begin
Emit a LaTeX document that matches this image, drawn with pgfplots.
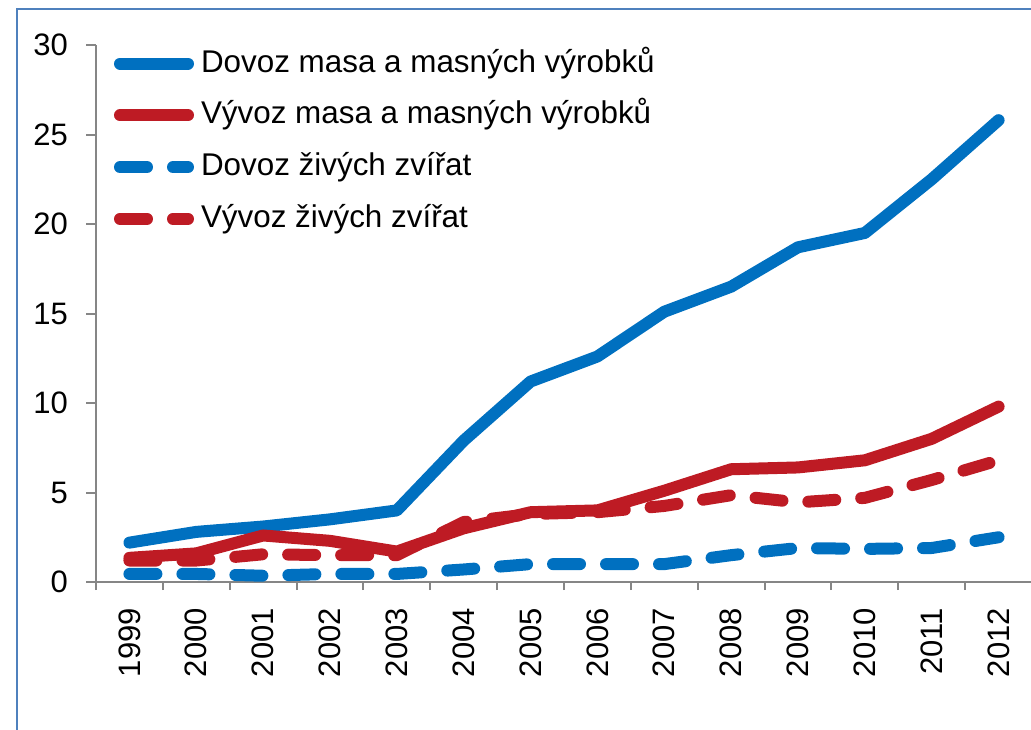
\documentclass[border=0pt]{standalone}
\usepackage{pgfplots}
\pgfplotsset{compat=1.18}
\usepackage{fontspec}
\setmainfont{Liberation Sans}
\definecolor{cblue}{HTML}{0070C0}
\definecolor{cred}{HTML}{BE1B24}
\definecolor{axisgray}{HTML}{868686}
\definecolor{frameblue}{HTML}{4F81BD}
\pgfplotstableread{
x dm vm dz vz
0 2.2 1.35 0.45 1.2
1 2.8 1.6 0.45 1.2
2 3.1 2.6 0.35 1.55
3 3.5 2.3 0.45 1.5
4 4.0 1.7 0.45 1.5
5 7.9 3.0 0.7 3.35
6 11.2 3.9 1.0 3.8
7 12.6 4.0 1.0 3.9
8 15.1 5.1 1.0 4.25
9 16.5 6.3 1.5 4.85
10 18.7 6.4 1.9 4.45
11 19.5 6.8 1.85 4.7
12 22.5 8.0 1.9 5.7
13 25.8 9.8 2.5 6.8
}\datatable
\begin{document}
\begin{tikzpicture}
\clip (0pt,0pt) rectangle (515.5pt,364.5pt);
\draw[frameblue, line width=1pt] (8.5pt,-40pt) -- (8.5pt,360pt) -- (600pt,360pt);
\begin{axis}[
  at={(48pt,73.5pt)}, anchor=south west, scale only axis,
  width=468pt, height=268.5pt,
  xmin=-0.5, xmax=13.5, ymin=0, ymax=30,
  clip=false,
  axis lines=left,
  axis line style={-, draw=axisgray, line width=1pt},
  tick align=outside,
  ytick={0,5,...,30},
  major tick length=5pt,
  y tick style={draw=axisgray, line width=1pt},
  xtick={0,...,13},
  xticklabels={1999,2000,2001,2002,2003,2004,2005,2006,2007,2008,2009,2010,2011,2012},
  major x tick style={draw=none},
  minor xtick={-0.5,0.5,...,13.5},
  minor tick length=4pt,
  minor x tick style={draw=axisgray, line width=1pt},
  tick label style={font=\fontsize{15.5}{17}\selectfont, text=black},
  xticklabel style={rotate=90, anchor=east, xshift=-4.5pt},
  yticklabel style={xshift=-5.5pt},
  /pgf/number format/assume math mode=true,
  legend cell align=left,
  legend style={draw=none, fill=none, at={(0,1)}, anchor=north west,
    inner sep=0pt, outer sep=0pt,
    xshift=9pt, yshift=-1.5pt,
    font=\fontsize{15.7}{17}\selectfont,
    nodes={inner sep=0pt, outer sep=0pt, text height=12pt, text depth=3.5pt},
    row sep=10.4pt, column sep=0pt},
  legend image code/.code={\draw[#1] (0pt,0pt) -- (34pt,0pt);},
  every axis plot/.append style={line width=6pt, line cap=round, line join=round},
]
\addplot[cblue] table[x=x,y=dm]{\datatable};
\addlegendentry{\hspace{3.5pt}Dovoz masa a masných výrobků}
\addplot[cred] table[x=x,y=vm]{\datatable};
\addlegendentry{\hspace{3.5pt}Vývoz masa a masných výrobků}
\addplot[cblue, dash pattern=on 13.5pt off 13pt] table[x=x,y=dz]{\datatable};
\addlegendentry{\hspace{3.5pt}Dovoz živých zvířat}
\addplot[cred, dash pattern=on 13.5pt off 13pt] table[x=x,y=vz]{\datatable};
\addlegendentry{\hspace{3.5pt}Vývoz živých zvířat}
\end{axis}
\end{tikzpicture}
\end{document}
end
begin
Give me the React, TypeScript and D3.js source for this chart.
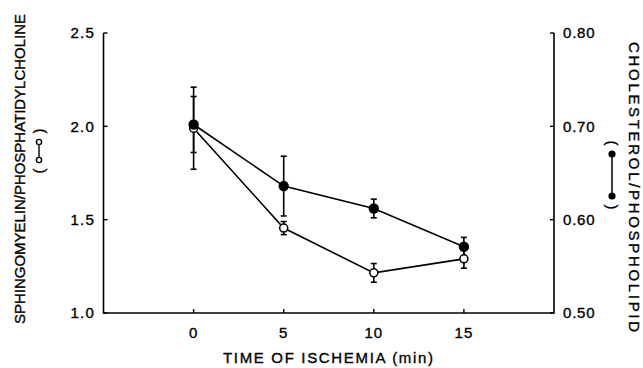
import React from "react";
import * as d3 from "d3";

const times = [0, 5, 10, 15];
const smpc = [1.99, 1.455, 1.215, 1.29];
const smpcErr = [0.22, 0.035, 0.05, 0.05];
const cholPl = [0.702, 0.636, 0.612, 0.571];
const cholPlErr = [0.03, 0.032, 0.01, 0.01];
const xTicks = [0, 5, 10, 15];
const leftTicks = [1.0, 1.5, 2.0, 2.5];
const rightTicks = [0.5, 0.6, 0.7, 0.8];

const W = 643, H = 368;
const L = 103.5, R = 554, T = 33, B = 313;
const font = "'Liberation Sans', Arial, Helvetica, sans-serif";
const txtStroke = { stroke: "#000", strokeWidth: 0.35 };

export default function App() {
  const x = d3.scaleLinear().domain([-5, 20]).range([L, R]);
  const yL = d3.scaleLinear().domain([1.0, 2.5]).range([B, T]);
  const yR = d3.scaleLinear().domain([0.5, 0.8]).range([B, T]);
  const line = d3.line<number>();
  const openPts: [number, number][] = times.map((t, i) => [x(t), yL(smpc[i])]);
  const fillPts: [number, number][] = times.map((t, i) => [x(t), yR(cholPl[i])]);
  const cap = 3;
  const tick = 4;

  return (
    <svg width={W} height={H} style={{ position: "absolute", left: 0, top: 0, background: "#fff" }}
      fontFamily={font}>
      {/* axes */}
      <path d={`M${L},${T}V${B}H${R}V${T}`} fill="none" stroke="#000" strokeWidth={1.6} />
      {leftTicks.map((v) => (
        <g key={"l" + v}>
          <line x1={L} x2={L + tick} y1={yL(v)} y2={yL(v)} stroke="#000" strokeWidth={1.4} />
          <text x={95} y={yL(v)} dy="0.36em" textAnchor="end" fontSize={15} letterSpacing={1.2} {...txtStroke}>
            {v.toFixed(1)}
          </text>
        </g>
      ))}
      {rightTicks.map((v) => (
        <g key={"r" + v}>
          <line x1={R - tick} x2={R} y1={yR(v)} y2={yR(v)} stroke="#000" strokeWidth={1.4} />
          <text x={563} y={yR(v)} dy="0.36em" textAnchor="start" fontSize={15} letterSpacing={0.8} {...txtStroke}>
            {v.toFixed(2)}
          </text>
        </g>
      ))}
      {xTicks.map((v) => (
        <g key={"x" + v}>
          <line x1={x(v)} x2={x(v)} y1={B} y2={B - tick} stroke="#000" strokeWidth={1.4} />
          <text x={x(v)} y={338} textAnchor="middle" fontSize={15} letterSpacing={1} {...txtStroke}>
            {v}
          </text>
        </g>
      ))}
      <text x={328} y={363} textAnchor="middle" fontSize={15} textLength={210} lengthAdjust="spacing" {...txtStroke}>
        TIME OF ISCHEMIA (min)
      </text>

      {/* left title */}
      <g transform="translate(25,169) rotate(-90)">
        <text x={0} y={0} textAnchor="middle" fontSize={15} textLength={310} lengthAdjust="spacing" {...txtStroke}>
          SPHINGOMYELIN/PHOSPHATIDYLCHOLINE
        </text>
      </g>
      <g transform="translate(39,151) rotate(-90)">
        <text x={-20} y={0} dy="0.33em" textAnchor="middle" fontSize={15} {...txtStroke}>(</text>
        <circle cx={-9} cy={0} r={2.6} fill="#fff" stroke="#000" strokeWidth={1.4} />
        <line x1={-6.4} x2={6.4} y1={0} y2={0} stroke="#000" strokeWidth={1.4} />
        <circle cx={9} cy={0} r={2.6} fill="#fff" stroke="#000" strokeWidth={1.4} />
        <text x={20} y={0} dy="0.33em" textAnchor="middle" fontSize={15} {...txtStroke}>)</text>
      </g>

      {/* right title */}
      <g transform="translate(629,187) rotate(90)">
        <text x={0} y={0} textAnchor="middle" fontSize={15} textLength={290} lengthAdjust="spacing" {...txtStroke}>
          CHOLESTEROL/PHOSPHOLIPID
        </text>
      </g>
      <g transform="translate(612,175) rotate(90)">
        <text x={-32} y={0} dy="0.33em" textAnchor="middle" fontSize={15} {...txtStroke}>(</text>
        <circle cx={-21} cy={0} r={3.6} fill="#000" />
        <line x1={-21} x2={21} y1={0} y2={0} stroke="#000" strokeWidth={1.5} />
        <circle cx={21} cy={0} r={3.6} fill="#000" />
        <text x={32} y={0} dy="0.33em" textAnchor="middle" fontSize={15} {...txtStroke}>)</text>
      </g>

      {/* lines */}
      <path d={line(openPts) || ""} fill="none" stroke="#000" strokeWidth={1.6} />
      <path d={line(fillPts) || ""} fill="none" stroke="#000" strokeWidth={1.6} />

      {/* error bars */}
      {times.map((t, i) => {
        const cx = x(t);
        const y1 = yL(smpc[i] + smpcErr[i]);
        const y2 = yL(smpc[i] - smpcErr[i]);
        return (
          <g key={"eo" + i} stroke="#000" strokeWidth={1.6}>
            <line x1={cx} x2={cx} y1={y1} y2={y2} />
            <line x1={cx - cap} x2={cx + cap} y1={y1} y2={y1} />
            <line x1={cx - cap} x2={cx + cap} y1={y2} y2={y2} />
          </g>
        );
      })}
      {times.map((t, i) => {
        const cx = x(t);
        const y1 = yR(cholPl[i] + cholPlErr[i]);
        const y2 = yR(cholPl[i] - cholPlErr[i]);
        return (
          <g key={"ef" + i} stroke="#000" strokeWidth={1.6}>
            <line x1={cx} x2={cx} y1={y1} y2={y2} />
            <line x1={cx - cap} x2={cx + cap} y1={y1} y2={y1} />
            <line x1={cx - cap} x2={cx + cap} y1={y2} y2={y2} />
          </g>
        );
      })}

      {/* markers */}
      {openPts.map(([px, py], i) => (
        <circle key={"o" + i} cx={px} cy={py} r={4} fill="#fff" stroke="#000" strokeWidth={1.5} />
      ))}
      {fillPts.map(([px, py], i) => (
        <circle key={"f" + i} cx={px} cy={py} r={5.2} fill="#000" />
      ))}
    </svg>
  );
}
end
**Exercise task:** Above are the records. Copy word for word only their lines from the one holding "Give me the" through the one holding "const tick = 4;", both included, and skip the images.

**Exercise solution:**
Give me the React, TypeScript and D3.js source for this chart.
import React from "react";
import * as d3 from "d3";

const times = [0, 5, 10, 15];
const smpc = [1.99, 1.455, 1.215, 1.29];
const smpcErr = [0.22, 0.035, 0.05, 0.05];
const cholPl = [0.702, 0.636, 0.612, 0.571];
const cholPlErr = [0.03, 0.032, 0.01, 0.01];
const xTicks = [0, 5, 10, 15];
const leftTicks = [1.0, 1.5, 2.0, 2.5];
const rightTicks = [0.5, 0.6, 0.7, 0.8];

const W = 643, H = 368;
const L = 103.5, R = 554, T = 33, B = 313;
const font = "'Liberation Sans', Arial, Helvetica, sans-serif";
const txtStroke = { stroke: "#000", strokeWidth: 0.35 };

export default function App() {
  const x = d3.scaleLinear().domain([-5, 20]).range([L, R]);
  const yL = d3.scaleLinear().domain([1.0, 2.5]).range([B, T]);
  const yR = d3.scaleLinear().domain([0.5, 0.8]).range([B, T]);
  const line = d3.line<number>();
  const openPts: [number, number][] = times.map((t, i) => [x(t), yL(smpc[i])]);
  const fillPts: [number, number][] = times.map((t, i) => [x(t), yR(cholPl[i])]);
  const cap = 3;
  const tick = 4;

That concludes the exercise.